Mind the Gap — Getting the Number on ODI Sequences
At work last week I lifted the covers on the Red Pill Analytics Slowly Changing Dimension ODI IKM for Oracle. If you haven’t heard about this knowledge module, it was specifically written to take a dimension source table and transform it to a slowly changing dimension target table. Unlike other similar IKMs, this module uses a mix of analytic functions and set operations to handle record closure and surrogate key management on SCD2 records efficiently. As an added bonus it works with mixed SCD2/ SCD1 attributes. We also have a similar IKM for Microsoft SQL Server.
Currently, I am enhancing the RPA Oracle IKM to build-in flow control handling. We left that part out earlier as it is, perhaps, a less common use case. If you are following an Oracle Reference Architecture approach to building your BI platform you probably have done the data validity checking at an earlier stage than the “publish to dimension table”.
Whilst implementing the new code and testing it I was reminded about some of the quirks of using sequences in ODI. ODI supports many kinds of sequences: Standard, Specific, and Native. However, coming from a database background, I prefer to use native if the underlying technology supports it. Not all databases support sequences, but where they do they will be the most efficient way to generate unique numeric key values.
Adding a sequence to a mapping is a simple matter of editing the expression on the column properties, either directly on the target table or on any component that exposes the column. Using the RPA Oracle SCD IKM as an example this is often the target column as our dimension load is very simple indeed.
Sequences declared in ODI can be selected directly from the ODI Objects selector of the Expression Editor
By default our sequence becomes :[project name].[sequence name].NEXTVAL (I am assuming you don’t really want to use CURIAL), meaning the sequence is an ODI “bind” object.
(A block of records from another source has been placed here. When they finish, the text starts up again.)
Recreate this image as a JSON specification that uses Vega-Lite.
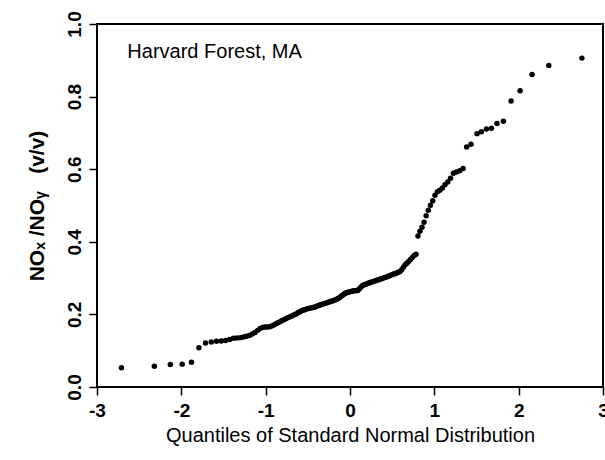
{
  "$schema": "https://vega.github.io/schema/vega-lite/v6.json",
  "width": 506,
  "height": 363,
  "autosize": {"type": "none"},
  "padding": {"left": 97, "top": 24, "right": 2, "bottom": 73},
  "background": "white",
  "config": {
    "view": {"stroke": "black", "strokeWidth": 2},
    "font": "Liberation Sans",
    "axis": {
      "domain": false,
      "grid": false,
      "ticks": true,
      "tickColor": "black",
      "tickSize": 8,
      "tickWidth": 1.5,
      "labelColor": "black",
      "titleColor": "black",
      "labelFont": "Liberation Sans",
      "titleFont": "Liberation Sans",
      "labelFontSize": 19,
      "labelFontWeight": "bold"
    }
  },
  "layer": [
    {
      "data": {
        "values": [
          {"q": -2.71, "r": 0.053}, {"q": -2.32, "r": 0.057}, {"q": -2.13, "r": 0.062}, {"q": -1.99, "r": 0.063}, {"q": -1.88, "r": 0.068},
          {"q": -1.791, "r": 0.108}, {"q": -1.713, "r": 0.121}, {"q": -1.645, "r": 0.124}, {"q": -1.583, "r": 0.126}, {"q": -1.528, "r": 0.127},
          {"q": -1.476, "r": 0.128}, {"q": -1.428, "r": 0.131}, {"q": -1.383, "r": 0.134}, {"q": -1.341, "r": 0.135}, {"q": -1.301, "r": 0.136},
          {"q": -1.263, "r": 0.138}, {"q": -1.227, "r": 0.140}, {"q": -1.192, "r": 0.142}, {"q": -1.159, "r": 0.146}, {"q": -1.126, "r": 0.150},
          {"q": -1.095, "r": 0.156}, {"q": -1.065, "r": 0.161}, {"q": -1.036, "r": 0.164}, {"q": -1.008, "r": 0.165}, {"q": -0.981, "r": 0.165},
          {"q": -0.954, "r": 0.166}, {"q": -0.928, "r": 0.168}, {"q": -0.903, "r": 0.171}, {"q": -0.878, "r": 0.174}, {"q": -0.854, "r": 0.177},
          {"q": -0.830, "r": 0.180}, {"q": -0.806, "r": 0.183}, {"q": -0.783, "r": 0.185}, {"q": -0.761, "r": 0.188}, {"q": -0.739, "r": 0.191},
          {"q": -0.717, "r": 0.193}, {"q": -0.695, "r": 0.195}, {"q": -0.674, "r": 0.198}, {"q": -0.654, "r": 0.200}, {"q": -0.633, "r": 0.202},
          {"q": -0.613, "r": 0.205}, {"q": -0.593, "r": 0.207}, {"q": -0.573, "r": 0.210}, {"q": -0.553, "r": 0.212}, {"q": -0.534, "r": 0.213},
          {"q": -0.515, "r": 0.215}, {"q": -0.496, "r": 0.216}, {"q": -0.477, "r": 0.217}, {"q": -0.458, "r": 0.218}, {"q": -0.440, "r": 0.219},
          {"q": -0.421, "r": 0.220}, {"q": -0.403, "r": 0.222}, {"q": -0.385, "r": 0.223}, {"q": -0.367, "r": 0.225}, {"q": -0.349, "r": 0.226},
          {"q": -0.332, "r": 0.228}, {"q": -0.314, "r": 0.229}, {"q": -0.297, "r": 0.230}, {"q": -0.279, "r": 0.232}, {"q": -0.262, "r": 0.233},
          {"q": -0.245, "r": 0.234}, {"q": -0.228, "r": 0.236}, {"q": -0.210, "r": 0.237}, {"q": -0.193, "r": 0.238}, {"q": -0.176, "r": 0.240},
          {"q": -0.159, "r": 0.242}, {"q": -0.143, "r": 0.244}, {"q": -0.126, "r": 0.246}, {"q": -0.109, "r": 0.249}, {"q": -0.092, "r": 0.252},
          {"q": -0.075, "r": 0.255}, {"q": -0.059, "r": 0.258}, {"q": -0.042, "r": 0.259}, {"q": -0.025, "r": 0.261}, {"q": -0.008, "r": 0.262},
          {"q": 0.008, "r": 0.263}, {"q": 0.025, "r": 0.264}, {"q": 0.042, "r": 0.265}, {"q": 0.059, "r": 0.265}, {"q": 0.075, "r": 0.266},
          {"q": 0.092, "r": 0.266}, {"q": 0.109, "r": 0.270}, {"q": 0.126, "r": 0.274}, {"q": 0.143, "r": 0.278}, {"q": 0.159, "r": 0.281},
          {"q": 0.176, "r": 0.282}, {"q": 0.193, "r": 0.284}, {"q": 0.210, "r": 0.285}, {"q": 0.228, "r": 0.287}, {"q": 0.245, "r": 0.288},
          {"q": 0.262, "r": 0.290}, {"q": 0.279, "r": 0.291}, {"q": 0.297, "r": 0.292}, {"q": 0.314, "r": 0.294}, {"q": 0.332, "r": 0.295},
          {"q": 0.349, "r": 0.296}, {"q": 0.367, "r": 0.298}, {"q": 0.385, "r": 0.299}, {"q": 0.403, "r": 0.301}, {"q": 0.421, "r": 0.302},
          {"q": 0.440, "r": 0.304}, {"q": 0.458, "r": 0.306}, {"q": 0.477, "r": 0.307}, {"q": 0.496, "r": 0.309}, {"q": 0.515, "r": 0.311},
          {"q": 0.534, "r": 0.312}, {"q": 0.553, "r": 0.314}, {"q": 0.573, "r": 0.316}, {"q": 0.593, "r": 0.318}, {"q": 0.613, "r": 0.323},
          {"q": 0.633, "r": 0.330}, {"q": 0.654, "r": 0.337}, {"q": 0.674, "r": 0.341}, {"q": 0.695, "r": 0.346}, {"q": 0.717, "r": 0.351},
          {"q": 0.739, "r": 0.357}, {"q": 0.761, "r": 0.362}, {"q": 0.783, "r": 0.366}, {"q": 0.806, "r": 0.416}, {"q": 0.830, "r": 0.429},
          {"q": 0.854, "r": 0.440}, {"q": 0.878, "r": 0.454}, {"q": 0.903, "r": 0.472}, {"q": 0.928, "r": 0.487}, {"q": 0.954, "r": 0.501},
          {"q": 0.981, "r": 0.513}, {"q": 1.008, "r": 0.528}, {"q": 1.036, "r": 0.538}, {"q": 1.065, "r": 0.542}, {"q": 1.095, "r": 0.548},
          {"q": 1.126, "r": 0.557}, {"q": 1.159, "r": 0.565}, {"q": 1.192, "r": 0.575}, {"q": 1.227, "r": 0.589}, {"q": 1.263, "r": 0.592},
          {"q": 1.301, "r": 0.596}, {"q": 1.341, "r": 0.602}, {"q": 1.383, "r": 0.661}, {"q": 1.435, "r": 0.669}, {"q": 1.506, "r": 0.698},
          {"q": 1.558, "r": 0.703}, {"q": 1.618, "r": 0.711}, {"q": 1.677, "r": 0.713}, {"q": 1.743, "r": 0.726}, {"q": 1.819, "r": 0.732},
          {"q": 1.910, "r": 0.788}, {"q": 2.017, "r": 0.816}, {"q": 2.159, "r": 0.861}, {"q": 2.357, "r": 0.886}, {"q": 2.75, "r": 0.906}
        ]
      },
      "mark": {"type": "circle", "color": "black", "opacity": 1, "size": 30},
      "encoding": {
        "x": {
          "field": "q",
          "type": "quantitative",
          "scale": {"domain": [-3, 3], "nice": false, "zero": false},
          "axis": {
            "values": [-3, -2, -1, 0, 1, 2, 3],
            "labelExpr": "'' + datum.value",
            "labelPadding": 6,
            "labelFlush": false,
            "title": "Quantiles of Standard Normal Distribution",
            "titleFontSize": 20,
            "titleFontWeight": "normal",
            "titleBaseline": "alphabetic",
            "titleAlign": "center",
            "titleX": 253,
            "titleY": 54
          }
        },
        "y": {
          "field": "r",
          "type": "quantitative",
          "scale": {"domain": [0, 1], "nice": false, "zero": false},
          "axis": {
            "values": [0, 0.2, 0.4, 0.6, 0.8, 1.0],
            "format": ".1f",
            "labelAngle": 270,
            "labelAlign": "center",
            "labelBaseline": "alphabetic",
            "labelPadding": 9,
            "labelFlush": false,
            "title": "NOₓ /NOᵧ\u00a0\u00a0\u00a0(v/v)",
            "titleFontSize": 21,
            "titleFontWeight": "bold",
            "titleAngle": 270,
            "titleAlign": "center",
            "titleBaseline": "alphabetic",
            "titleX": -54,
            "titleY": 181.5
          }
        }
      }
    },
    {
      "data": {"values": [{"x": -2.64, "y": 0.906, "label": "Harvard Forest, MA"}]},
      "mark": {"type": "text", "align": "left", "baseline": "alphabetic", "fontSize": 20, "font": "Liberation Sans", "color": "black"},
      "encoding": {
        "x": {"field": "x", "type": "quantitative"},
        "y": {"field": "y", "type": "quantitative"},
        "text": {"field": "label"}
      }
    }
  ]
}
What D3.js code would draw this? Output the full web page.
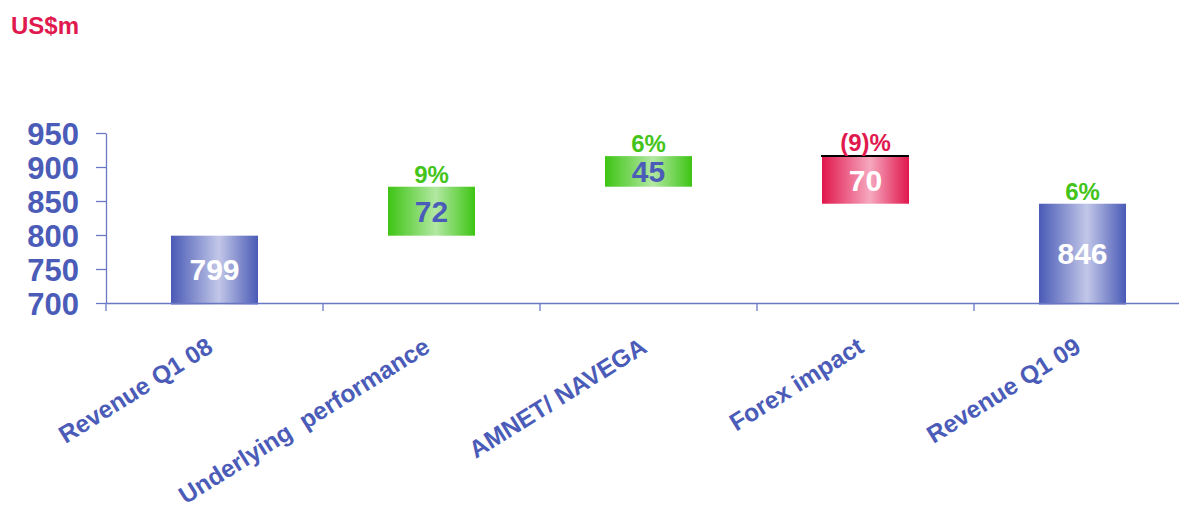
<!DOCTYPE html>
<html>
<head>
<meta charset="utf-8">
<script src="https://cdn.jsdelivr.net/npm/d3@7"></script>
<style>
  html, body { margin: 0; padding: 0; background: #fff; }
  svg { display: block; font-family: "Liberation Sans", Arial, sans-serif; }
</style>
</head>
<body>
<svg id="chart" width="1179" height="509"></svg>
<script>
const categories = ["Revenue Q1 08", "Underlying  performance", "AMNET/ NAVEGA", "Forex impact", "Revenue Q1 09"];
const values = [799, 72, 45, -70, 846];
const kinds = ["total", "up", "up", "down", "total"];
const pctLabels = ["", "9%", "6%", "(9)%", "6%"];
const yTicks = [700, 750, 800, 850, 900, 950];
const unitLabel = "US$m";

const blue = "#4b5cb8";
const green = "#44c41a";
const red = "#e0194f";

const svg = d3.select("#chart");
const left = 106, bandW = 217;

const x = d3.scaleBand().domain(categories).range([left, left + bandW * categories.length]).paddingInner(0).paddingOuter(0);
const y = d3.scaleLinear().domain([700, 950]).range([303, 133]);

// gradients
const defs = svg.append("defs");
function grad(id, dark, light) {
  const g = defs.append("linearGradient").attr("id", id).attr("x1", "0%").attr("x2", "100%").attr("y1", "0%").attr("y2", "0%");
  g.append("stop").attr("offset", "0%").attr("stop-color", dark);
  g.append("stop").attr("offset", "55%").attr("stop-color", light);
  g.append("stop").attr("offset", "100%").attr("stop-color", dark);
}
grad("gTotal", "#4a5ab6", "#c2c7e8");
grad("gUp", "#3ec414", "#b2e8a2");
grad("gDown", "#e0174c", "#f6a8bf");

// compute waterfall
let run = 0;
const bars = categories.map((c, i) => {
  let lo, hi;
  if (kinds[i] === "total") { lo = 700; hi = values[i]; run = values[i]; }
  else { const s = run; run = run + values[i]; lo = Math.min(s, run); hi = Math.max(s, run); }
  return { c, v: Math.abs(values[i]), kind: kinds[i], lo, hi, pct: pctLabels[i], i };
});

// title
svg.append("text").attr("x", 11).attr("y", 34).attr("fill", red)
  .attr("font-size", 24).attr("font-weight", "bold").text(unitLabel);

// y axis
const yAxis = d3.axisLeft(y).tickValues(yTicks).tickSize(10).tickSizeOuter(0).tickPadding(17).tickFormat(d3.format("d"));
const gy = svg.append("g").attr("transform", `translate(${left},0)`).call(yAxis);
gy.select(".domain").attr("stroke", "#6a78c4").attr("stroke-width", 1.3);
gy.selectAll(".tick line").attr("stroke", "#6a78c4").attr("stroke-width", 1.3);
gy.selectAll(".tick text").attr("fill", blue).attr("font-size", 31).attr("font-weight", "bold")
  .attr("font-family", "'Liberation Sans', Arial, sans-serif").attr("dy", "0.36em");

// bars
const barW = 87;
svg.append("g").selectAll("rect").data(bars).join("rect")
  .attr("x", d => x(d.c) + x.bandwidth() / 2 - barW / 2)
  .attr("width", barW)
  .attr("y", d => y(d.hi))
  .attr("height", d => y(d.lo) - y(d.hi) + (d.kind === "total" ? 1.5 : 0))
  .attr("fill", d => d.kind === "total" ? "url(#gTotal)" : d.kind === "up" ? "url(#gUp)" : "url(#gDown)");

// x axis
const xAxis = d3.axisBottom(x).tickSize(0).tickFormat("");
const gx = svg.append("g").attr("transform", `translate(0,303)`).call(xAxis);
gx.select(".domain").attr("stroke", "#6a78c4").attr("stroke-width", 1.3);
// category boundary ticks
const bounds = categories.map((c) => x(c));
svg.append("g").selectAll("line").data(bounds).join("line")
  .attr("x1", d => d).attr("x2", d => d).attr("y1", 303).attr("y2", 311)
  .attr("stroke", "#6a78c4").attr("stroke-width", 1.3);

// black line atop the down bar
svg.append("g").selectAll("line").data(bars.filter(d => d.kind === "down")).join("line")
  .attr("x1", d => x(d.c) + x.bandwidth() / 2 - barW / 2 - 1)
  .attr("x2", d => x(d.c) + x.bandwidth() / 2 + barW / 2)
  .attr("y1", d => y(d.hi)).attr("y2", d => y(d.hi))
  .attr("stroke", "#000").attr("stroke-width", 2);

// value labels
svg.append("g").selectAll("text").data(bars).join("text")
  .attr("x", d => x(d.c) + x.bandwidth() / 2)
  .attr("y", d => (y(d.hi) + y(d.lo)) / 2 + 11)
  .attr("text-anchor", "middle")
  .attr("font-size", 30).attr("font-weight", "bold")
  .attr("fill", d => d.kind === "up" ? blue : "#ffffff")
  .text(d => d.v);

// percentage labels
svg.append("g").selectAll("text").data(bars.filter(d => d.pct)).join("text")
  .attr("x", d => x(d.c) + x.bandwidth() / 2)
  .attr("y", d => y(d.hi) - (d.kind === "down" ? 5 : 4))
  .attr("text-anchor", "middle")
  .attr("font-size", 24).attr("font-weight", "bold")
  .attr("fill", d => d.kind === "down" ? red : green)
  .text(d => d.pct);

// category labels
svg.append("g").selectAll("text").data(categories).join("text")
  .attr("transform", d => `translate(${x(d) + x.bandwidth() / 2},351) rotate(-32)`)
  .attr("text-anchor", "end")
  .attr("font-size", 24.5).attr("font-weight", "bold")
  .attr("fill", blue)
  .style("white-space", "pre")
  .text(d => d);
</script>
</body>
</html>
The ODI manual also gives us a second syntax for a sequence expression. This syntax replaces the leading colon with a #. The two syntaxes give different results at execution time. It is down to how the ODI agent executing the mapping interprets the expression.
:[project name].[sequence name].NEXTVAL equates to ‘for each target row get the next sequence value’
#[project name].[sequence name].NEXTVAL equates to ‘for this execution get the next sequence value then apply it to all target rows’
This difference between ‘:’ and ‘#’ also explains why using the ODI bind (:) is slower when using variables in a mapping.
Rail travellers in the UK and particularly on the London Underground will have heard the expression ‘MIND THE GAP’. Gaps need minding when the distance from the train to the platform in stations is larger than expected and there is a danger of falling.
So what have gaps to do with sequences? In fact having a gap in a sequence is the way of life. In Oracle databases we can get gaps when transactions rollback (there is no mechanism to return the number to the sequence pool); gaps when we start the database as the sequence is often set to ‘cache’ a block of numbers to speed sequence access; gaps on RAC when each node may have its own cache of numbers.
When testing my SCD module I noticed some large gaps between key values when new records were processed and certainly not associated with RAC, DB restarts nor rollback. So why the gaps? Let’s look at this snippet of pseudo code used in the KM for surrogate key creation.
CASE WHEN NEW_KEY_NEEDED = TRUE THEN :DEMO.sq1.NEXTVAL ELSE CURRENT_SK END
What happens here is that the ODI Agent evaluates the sequence expression for each row processed whether the value is used or not. This will leave gaps, and in the case of a dimension where we have few changes that trigger new SCD rows per execution, gaps almost the same size as number of members in the dimension. In a way this does not really matter as the surrogate key is only a unique reference to the row and has no semantic meaning based on its value. However big gaps may mean we hit the maximum value we set on the sequence sooner than we expect.
We can draw on the techniques we used in ODI 10 for using a database sequence and explicitly name the sequence in the column — so if our sequence, SCD_TEST, is in the ODI_DEMO_TRG schema we can set our expression to be ODI_DEMO_TRG.SCD_TEST.nextval, just as we would do in SQL. In reality I would use an ODI Ref Function to resolve the schema name. This gets rid of all the gaps generated by the execution of the KM.